The sepulchre of St Thomas is in a small city, not much frequented by
merchants, but very much by Christians and Saracens, on account of
devotion. The Saracens hold him as a great prophet or holy man, and call
him Ananias. The Christians take of a red earth which is found in the place
where he was slain, which they mix with water, and administer to the sick
with great reverence. It happened in the year 1288, that a great prince,
who had more rice than he had room to keep it in, chose to make bold with
that room in St Thomas's church in which pilgrims are received, and
converted it into a granary: But he was so terrified by a vision of St
Thomas in the night following, that he was glad to remove it with great
speed. The inhabitants are black, although not born so, but by constantly
anointing themselves with the oil of jasmine they become quite black, which
they esteem a great beauty, insomuch, that they paint their idols black,
and represent the devil as white. The cow worshippers carry with them to
battle some of the hairs of an ox, as a preservative against dangers.

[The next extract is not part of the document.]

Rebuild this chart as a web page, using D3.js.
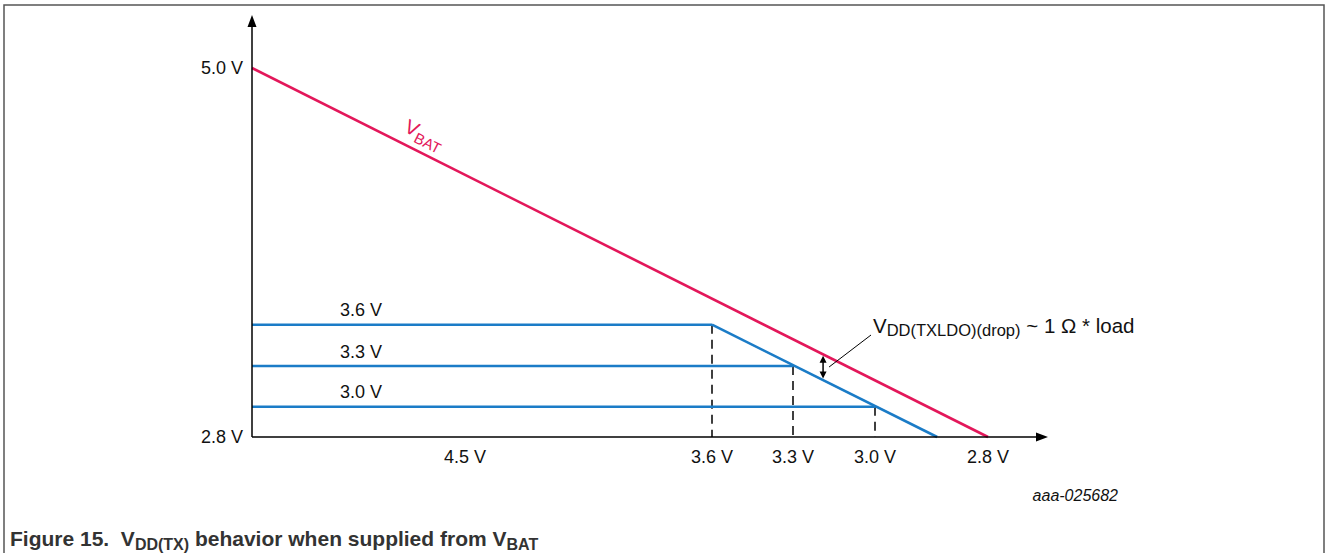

[1] This Pinkerton calls Moabar on the margin, and Nachabar in the text, of
his dissertation on the Trevigi edition of Marco Polo, very justly
observing that it refers to Coromandel, or the Carnatic below the
gauts. Harris erroneously substitutes Malabar. Moabar and Madura may
have a similar origin, as may Nachabar and Nega-patnam. - E.

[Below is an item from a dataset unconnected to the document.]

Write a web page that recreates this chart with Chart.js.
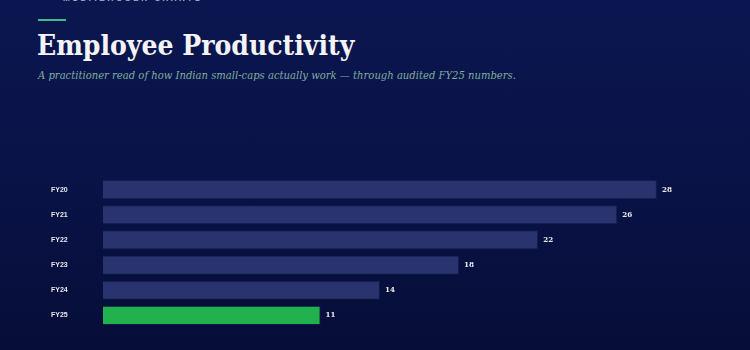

[2] The fish here alluded to are sharks; and the same custom of employing
bramins to defend the fishermen, by conjuration, against this
formidable enemy, is continued to the present day. - E.
[3] Mr Pinkerton, from the Trevigi edition, has this passage as follows:
"The king of Vor, one of the princes of Nacbabar, purchases about
10,000 horses yearly from the country of Cormos, formerly mentioned,
each horse costing five sazi of gold." - E.
[4] Tarantulas is assuredly, a mistake here for centipedes and scorpions,
which are common all over India. - E.
SECTION XX.
Of the Kingdom of Murfili, and the Diamond Mines, and some other Countries
of India.
Murfili or Monsul[1], is five hundred miles northwards from Moabar, and is
inhabited by idolaters. In the mountains of this country there are
diamonds, which the people search for after the great rains. They
afterwards ascend these mountains in the summer, though with great labour,
on account of the excessive heat, and find abundance of these precious
stones among the gravel; and are on these occasions much exposed to danger
from the vast numbers of serpents which shelter themselves in the holes and
caverns of the rocks, in which the diamonds are found in greatest
abundance. Among other methods of obtaining the diamonds, they make, use of
the following artifice: There are great numbers of white eagles, which rest
in the upper parts of these rocks for the sake of feeding on the serpents,
which are found at the bottom of the deep vallies and precipices where the
men dare not go. They therefore throw pieces of raw meat down into these
deep places, which the eagles seeing, stoop for, and seize with all the
little stones and gravel which adhere to them. The people afterwards search
the eagles nests when they leave them, and carefully pick out all the
little stones they can find, and even carefully examine the eagles dung in
quest of diamonds[2]. The kings and great men of the country keep all the
largest and finest diamonds that are procured from these mines, and allow
the merchants to sell the rest.
Lac is westwards from the shrine of St Thomas, from whence the Bramins have
their original, who are the honestest merchants in the world, and will not
lie on any account. They faithfully keep any thing committed to their
charge, or as brokers, they will sell or barter merchandize for others,
with great fidelity. They are known by a cotton thread, which they wear
over their shoulders, and tied under their arms across their breast. They
have but one wife, are great astrologers, of great abstinence, and live to
great ages. They constantly chew a certain herb, which keeps their teeth
good and helps digestion. There are certain religious persons among them
called Tangui, who live with great austerity, going altogether naked;
their principal worship is addressed to cows, of which they wear a small
brass image on their foreheads, and they make an ointment of ox bones, with
which they anoint themselves very devoutly.